Two Hero Shooters, Two Very Different Playbooks
What makes the hero shooter landscape so interesting right now is how differently Marvel Rivals and Overwatch are approaching the same problem. Both games need to sustain engagement across a full calendar year. Both are adding new characters aggressively. Both recognize that narrative matters more than it used to in multiplayer games.
But their strategies are almost mirror images. Overwatch is looking inward, building a year-long original story arc with the Reign of Talon and betting that ten new heroes and a complete UI refresh will bring lapsed players back. Marvel Rivals is looking outward, tying its destiny to the most anticipated movie event of the year and betting that the gravitational pull of the MCU will do what no amount of in-game content can do on its own: generate mainstream cultural conversation.
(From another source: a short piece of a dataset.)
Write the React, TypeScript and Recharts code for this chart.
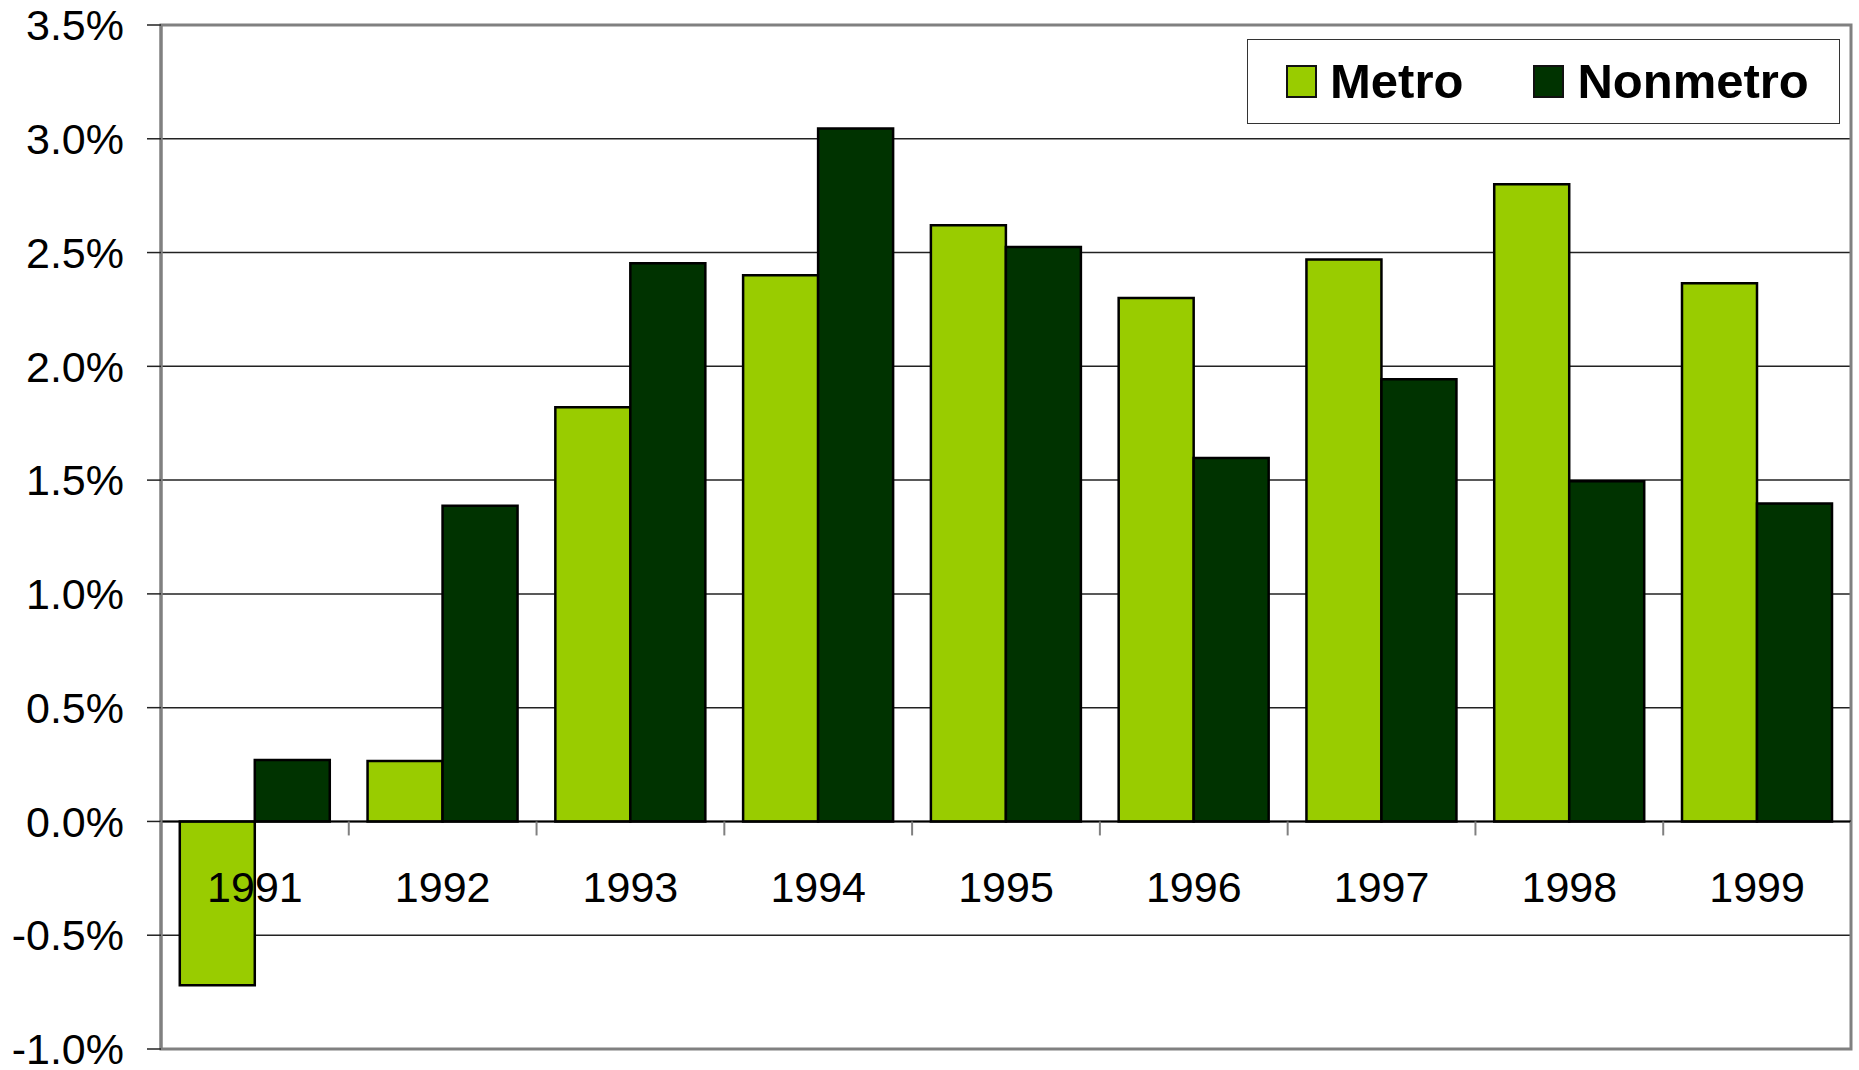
import { Bar, BarChart, CartesianGrid, ReferenceArea, ReferenceLine, XAxis, YAxis } from "recharts";

const years = ["1991", "1992", "1993", "1994", "1995", "1996", "1997", "1998", "1999"];
const metro = [-0.72, 0.266, 1.82, 2.4, 2.62, 2.3, 2.47, 2.8, 2.365];
const nonmetro = [0.27, 1.387, 2.453, 3.045, 2.524, 1.597, 1.943, 1.495, 1.397];
const yTicks = [-1, -0.5, 0, 0.5, 1, 1.5, 2, 2.5, 3, 3.5];

const data = years.map((year, i) => ({ year, metro: metro[i], nonmetro: nonmetro[i] }));

const FONT = "'Liberation Sans', Arial, sans-serif";
const GREEN = "#99CC00";
const DARK = "#003300";

// plot is 1024px high for a 4.5% span, 9 bands across 1690px
const BAND = 1690 / 9;
const TO_ZERO = 1024 / 4.5;

function YearTick(props: any) {
  const { x, y, payload, index } = props;
  const zeroY = y - TO_ZERO;
  return (
    <g>
      <line x1={x - BAND / 2} x2={x - BAND / 2} y1={zeroY} y2={zeroY + 14} stroke="#808080" strokeWidth={2} />
      {index === years.length - 1 && (
        <line x1={x + BAND / 2} x2={x + BAND / 2} y1={zeroY} y2={zeroY + 14} stroke="#808080" strokeWidth={2} />
      )}
      <text x={x} y={zeroY + 81} textAnchor="middle" fontSize={43} fontFamily={FONT} fill="#000">
        {payload.value}
      </text>
    </g>
  );
}

function LegendBox() {
  const items = [
    { name: "Metro", color: GREEN },
    { name: "Nonmetro", color: DARK },
  ];
  return (
    <div
      style={{
        position: "absolute",
        left: 1247,
        top: 39,
        width: 593,
        height: 85,
        border: "1.5px solid #333",
        background: "#fff",
        boxSizing: "border-box",
        display: "flex",
        alignItems: "center",
        paddingLeft: 38,
        fontFamily: FONT,
        fontWeight: "bold",
        fontSize: 49,
      }}
    >
      {items.map((it, i) => (
        <div key={it.name} style={{ display: "flex", alignItems: "center", marginLeft: i ? 70 : 0 }}>
          <span
            style={{
              display: "inline-block",
              width: 31,
              height: 33,
              background: it.color,
              border: "2.5px solid #111",
              boxSizing: "border-box",
              marginRight: 13,
            }}
          />
          <span style={{ lineHeight: 1 }}>{it.name}</span>
        </div>
      ))}
    </div>
  );
}

export default function App() {
  return (
    <div style={{ position: "absolute", left: 0, top: 0, width: 1859, height: 1070, background: "#fff" }}>
      <BarChart
        width={1859}
        height={1070}
        data={data}
        margin={{ top: 25, right: 8, bottom: 0, left: 0 }}
        barCategoryGap="10%"
        barGap={0}
      >
        <CartesianGrid vertical={false} stroke="#222" strokeWidth={1.5} />
        <ReferenceArea y1={-1} y2={3.5} fill="none" stroke="#808080" strokeWidth={3} ifOverflow="visible" />
        <XAxis
          dataKey="year"
          axisLine={false}
          tickLine={false}
          tickSize={0}
          tickMargin={0}
          interval={0}
          height={21}
          tick={<YearTick />}
        />
        <YAxis
          domain={[-1, 3.5]}
          ticks={yTicks}
          interval={0}
          width={161}
          tickFormatter={(v: number) => v.toFixed(1) + "%"}
          axisLine={{ stroke: "#808080", strokeWidth: 3 }}
          tickLine={{ stroke: "#222", strokeWidth: 1.5 }}
          tickSize={14}
          tickMargin={23}
          tick={{ fontSize: 43, fontFamily: FONT, fill: "#000" }}
        />
        <Bar dataKey="metro" name="Metro" fill={GREEN} stroke="#000" strokeWidth={2.5} isAnimationActive={false} />
        <Bar dataKey="nonmetro" name="Nonmetro" fill={DARK} stroke="#000" strokeWidth={2.5} isAnimationActive={false} />
        <ReferenceLine y={0} stroke="#000" strokeWidth={2} />
      </BarChart>
      <LegendBox />
    </div>
  );
}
Neither approach is wrong. Both carry risks. And both are far more ambitious than anything the hero shooter genre has attempted in years. For players, that competition is nothing but good news. The genre went through a rough patch when Overwatch 2’s launch fumbled and before Marvel Rivals proved there was room for a serious second contender. Now both games are swinging hard, and 2026 is shaping up to be the most interesting year for hero shooters since Overwatch first defined the category a decade ago.
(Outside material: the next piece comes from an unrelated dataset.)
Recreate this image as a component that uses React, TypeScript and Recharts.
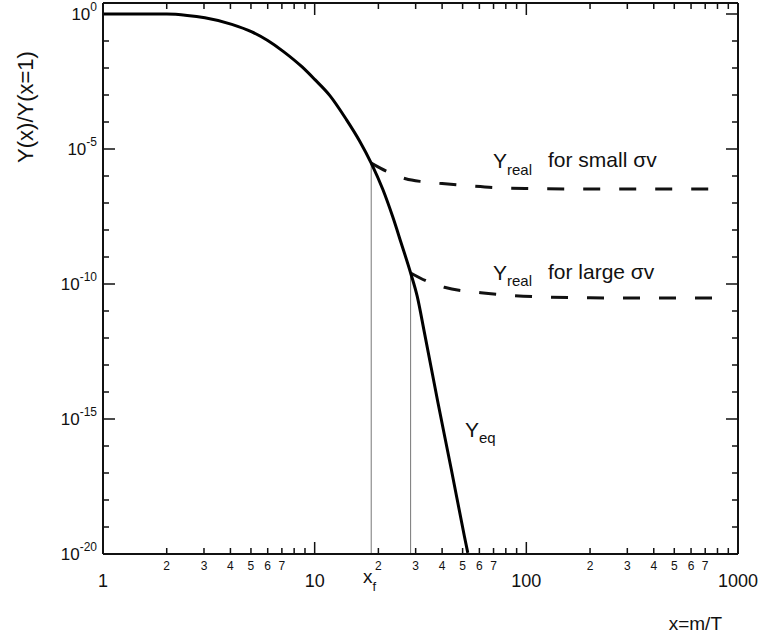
import { LineChart, Line, XAxis, YAxis } from "recharts";

const FONT = '"Liberation Sans", Arial, Helvetica, sans-serif';
const INK = "#111";

// axis ticks: every integer step per decade on x, every decade on y
const xTicks = [
  1, 2, 3, 4, 5, 6, 7, 8, 9,
  10, 20, 30, 40, 50, 60, 70, 80, 90,
  100, 200, 300, 400, 500, 600, 700, 800, 900,
  1000,
];
const yTickExps = [
  -20, -19, -18, -17, -16, -15, -14, -13, -12, -11, -10,
  -9, -8, -7, -6, -5, -4, -3, -2, -1, 0,
];
const yTicks = yTickExps.map((e) => 10 ** e);
const yTop = 10 ** 0.41;

// equilibrium abundance, log10 of Y(x)/Y(x=1)
const eqX = [1, 2, 2.5, 3.03, 4.06, 5.05, 6.0, 7.1, 8.7, 10, 11.8, 14.1, 16.3, 18.5, 21.0, 23.4, 25.6, 28.4, 30.5, 33.0, 38.2, 44.2, 51.0, 52.9];
const eqExp = [0, 0, -0.05, -0.14, -0.38, -0.66, -0.98, -1.38, -1.95, -2.42, -3.02, -3.9, -4.7, -5.52, -6.5, -7.52, -8.47, -9.59, -10.45, -11.8, -14.38, -16.86, -19.35, -19.96];

// relic abundance after freeze-out, small cross section
const smallX = [18.5, 22.1, 26.9, 32.3, 40, 55, 72, 100, 200, 400, 800];
const smallExp = [-5.52, -5.84, -6.1, -6.21, -6.28, -6.37, -6.43, -6.46, -6.48, -6.48, -6.48];

// relic abundance after freeze-out, large cross section
const largeX = [28.4, 34, 41, 61, 111, 200, 400, 830];
const largeExp = [-9.59, -9.9, -10.12, -10.32, -10.47, -10.51, -10.52, -10.52];

// freeze-out points (x_f) on the equilibrium curve
const freezeX = [18.5, 28.4];
const freezeExp = [-5.52, -9.59];

const toRows = (xs: number[], es: number[]) => xs.map((x, i) => ({ x, y: 10 ** es[i] }));
const eqData = toRows(eqX, eqExp);
const smallData = toRows(smallX, smallExp);
const largeData = toRows(largeX, largeExp);
const dropLines = freezeX.map((fx, i) => [
  { x: fx, y: 1e-20 },
  { x: fx, y: 10 ** freezeExp[i] },
]);

const isDecade = (v: number) => {
  const l = Math.log10(v);
  return Math.abs(l - Math.round(l)) < 1e-6;
};
const mantissa = (v: number) => Math.round(v / 10 ** Math.floor(Math.log10(v) + 1e-6));

// plot box: 635 x 551 px, 3 decades across, 20.41 decades down
const PX_PER_DEC_X = 635 / 3;
const PX_PER_DEC_Y = 551 / 20.41;
const markLen = (major: boolean) => (major ? 12 : 6);

// inward tick marks as short broken line segments (null rows break the path)
const bottomMarks = xTicks.flatMap((t) => [
  { x: t, y: 1e-20 },
  { x: t, y: 1e-20 * 10 ** (markLen(isDecade(t)) / PX_PER_DEC_Y) },
  { x: t, y: null },
]);
const topMarks = xTicks.flatMap((t) => [
  { x: t, y: yTop },
  { x: t, y: yTop / 10 ** (markLen(isDecade(t)) / PX_PER_DEC_Y) },
  { x: t, y: null },
]);
const leftMarks = yTickExps.flatMap((e) => [
  { x: 1, y: 10 ** e },
  { x: 10 ** (markLen(e % 5 === 0) / PX_PER_DEC_X), y: 10 ** e },
  { x: 1, y: null },
]);
const rightMarks = yTickExps.flatMap((e) => [
  { x: 1000, y: 10 ** e },
  { x: 1000 / 10 ** (markLen(e % 5 === 0) / PX_PER_DEC_X), y: 10 ** e },
  { x: 1000, y: null },
]);

function BottomLabel({ x, y, payload }: any) {
  const v = payload.value;
  const m = mantissa(v);
  if (isDecade(v)) {
    return (
      <text x={x} y={y + 33} textAnchor="middle" fontSize={18} fontFamily={FONT} fill={INK}>
        {v}
      </text>
    );
  }
  if (m > 7) return <g />;
  return (
    <text x={x} y={y + 15.5} textAnchor="middle" fontSize={12} fontFamily={FONT} fill={INK}>
      {m}
    </text>
  );
}

function LeftLabel({ x, y, payload }: any) {
  const e = Math.round(Math.log10(payload.value));
  if (e % 5 !== 0) return <g />;
  return (
    <text x={x - 6} y={y + 6} textAnchor="end" fontSize={17} fontFamily={FONT} fill={INK}>
      10
      <tspan dy={-9} fontSize={12}>
        {`${e}`}
      </tspan>
    </text>
  );
}

function Annotations() {
  const t = { fontFamily: FONT, fill: INK };
  return (
    <svg
      width={760}
      height={637}
      style={{ position: "absolute", left: 0, top: 0, pointerEvents: "none" }}
    >
      <text transform="rotate(-90, 25, 107)" x={25} y={107} dy="0.35em" textAnchor="middle" fontSize={22} {...t}>
        Y(x)/Y(x=1)
      </text>
      <text x={722} y={630} textAnchor="end" fontSize={19} {...t}>
        x=m/T
      </text>
      <text x={363} y={583} fontSize={19} {...t}>
        x<tspan dy={8} fontSize={13}>f</tspan>
      </text>
      <text x={493} y={168} fontSize={21} {...t}>
        Y<tspan dy={7} fontSize={15}>real</tspan>
      </text>
      <text x={548} y={167} fontSize={21} {...t}>
        for small σv
      </text>
      <text x={493} y={280} fontSize={21} {...t}>
        Y<tspan dy={6} fontSize={15}>real</tspan>
      </text>
      <text x={548} y={279} fontSize={21} {...t}>
        for large σv
      </text>
      <text x={465} y={437} fontSize={21} {...t}>
        Y<tspan dy={6} fontSize={15}>eq</tspan>
      </text>
    </svg>
  );
}

export default function App() {
  const markProps = {
    xAxisId: "b",
    yAxisId: "l",
    dataKey: "y",
    type: "linear" as const,
    stroke: INK,
    strokeWidth: 1.5,
    dot: false,
    connectNulls: false,
    isAnimationActive: false,
  };
  return (
    <div style={{ position: "absolute", left: 0, top: 0, width: 760, height: 637, background: "#fff" }}>
      <LineChart width={760} height={637} margin={{ top: 2, right: 21, bottom: 53, left: 43 }}>
        <XAxis
          xAxisId="b"
          orientation="bottom"
          dataKey="x"
          type="number"
          scale="log"
          domain={[1, 1000]}
          allowDataOverflow
          ticks={xTicks}
          interval={0}
          tick={<BottomLabel />}
          tickLine={false}
          tickSize={0}
          tickMargin={0}
          height={30}
          axisLine={{ stroke: INK, strokeWidth: 2 }}
        />
        <XAxis
          xAxisId="t"
          orientation="top"
          dataKey="x"
          type="number"
          scale="log"
          domain={[1, 1000]}
          allowDataOverflow
          tick={false}
          tickLine={false}
          height={1}
          axisLine={{ stroke: INK, strokeWidth: 2 }}
        />
        <YAxis
          yAxisId="l"
          orientation="left"
          type="number"
          scale="log"
          domain={[1e-20, yTop]}
          allowDataOverflow
          ticks={yTicks}
          interval={0}
          tick={<LeftLabel />}
          tickLine={false}
          tickSize={0}
          tickMargin={0}
          width={60}
          axisLine={{ stroke: INK, strokeWidth: 2 }}
        />
        <YAxis
          yAxisId="r"
          orientation="right"
          type="number"
          scale="log"
          domain={[1e-20, yTop]}
          allowDataOverflow
          tick={false}
          tickLine={false}
          width={1}
          axisLine={{ stroke: INK, strokeWidth: 2 }}
        />
        <Line {...markProps} data={bottomMarks} />
        <Line {...markProps} data={topMarks} />
        <Line {...markProps} data={leftMarks} />
        <Line {...markProps} data={rightMarks} />
        {dropLines.map((seg, i) => (
          <Line
            key={`drop-${i}`}
            xAxisId="b"
            yAxisId="l"
            data={seg}
            dataKey="y"
            type="linear"
            stroke="#777"
            strokeWidth={1}
            dot={false}
            isAnimationActive={false}
          />
        ))}
        <Line
          xAxisId="b"
          yAxisId="l"
          data={smallData}
          dataKey="y"
          type="monotone"
          stroke={INK}
          strokeWidth={3}
          strokeDasharray="17 19"
          dot={false}
          isAnimationActive={false}
        />
        <Line
          xAxisId="b"
          yAxisId="l"
          data={largeData}
          dataKey="y"
          type="monotone"
          stroke={INK}
          strokeWidth={3}
          strokeDasharray="17 19"
          dot={false}
          isAnimationActive={false}
        />
        <Line
          xAxisId="b"
          yAxisId="l"
          data={eqData}
          dataKey="y"
          type="monotone"
          stroke="#000"
          strokeWidth={3}
          dot={false}
          isAnimationActive={false}
        />
      </LineChart>
      <Annotations />
    </div>
  );
}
The real question is whether Path to Doomsday can deliver mechanical depth alongside its cinematic spectacle, or whether the MCU branding will paper over modes that feel more like promotional tie-ins than genuine additions to the game. April’s Loki event will set the tone. If that 1v6 asymmetrical mode plays as well as it sounds on paper, the rest of the year could be something special.
What would it take for the Infinity War or Endgame events to match the ambition of that Loki mode, and which villain do you most want to see step onto the battlefield?